Artist

Walker Hancock

born St. Louis, MO 1901-died Gloucester, MA 1998
Media - J0119894_1b.jpg - 90755
Walter Hancock, © Peter A. Juley & Son Collection, Smithsonian American Art Museum J0119894
Also known as
  • Walker Kirtland Hancock
  • Walker K. Hancock
Born
St. Louis, Missouri, United States
Died
Gloucester, Essex, Massachusetts, United States
Active in
  • Gloucester, Essex, Massachusetts, United States
  • New York, United States
Biography

Walker Hancock knew from a very young age that he wanted to be an artist. One of his teachers told him, however, that he should be “intelligent enough to realize that you could never make a living as a sculptor.” Hancock ignored this and went on to study at the School of Fine Arts at Washington University and the Pennsylvania Academy of the Fine Arts. He built a studio in Lanesville, Massachusetts, on the site of an unused quarry that was a popular swimming hole for the locals. The visiting swimmers were ideal models for Hancock, and he created many sculptures of athletes in different poses.
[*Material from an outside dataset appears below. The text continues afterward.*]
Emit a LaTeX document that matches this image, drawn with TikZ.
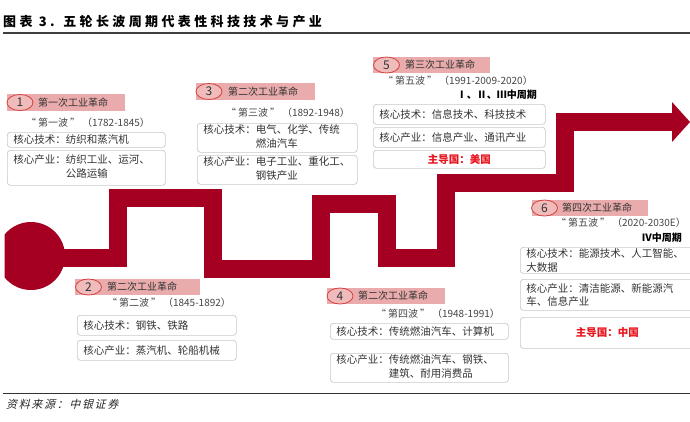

During World War II, he led the effort to identify and rescue art that had been looted by the Nazis. He created many monumental statues, including a thirty-nine-foot bronze angel for the 30th Street Station in Philadelphia. In 1989 the National Endowment for the Arts awarded him a National Medal of Arts for his lifetime achievement in sculpture. Hancock was also a commissioner for the Smithsonian American Art Museum.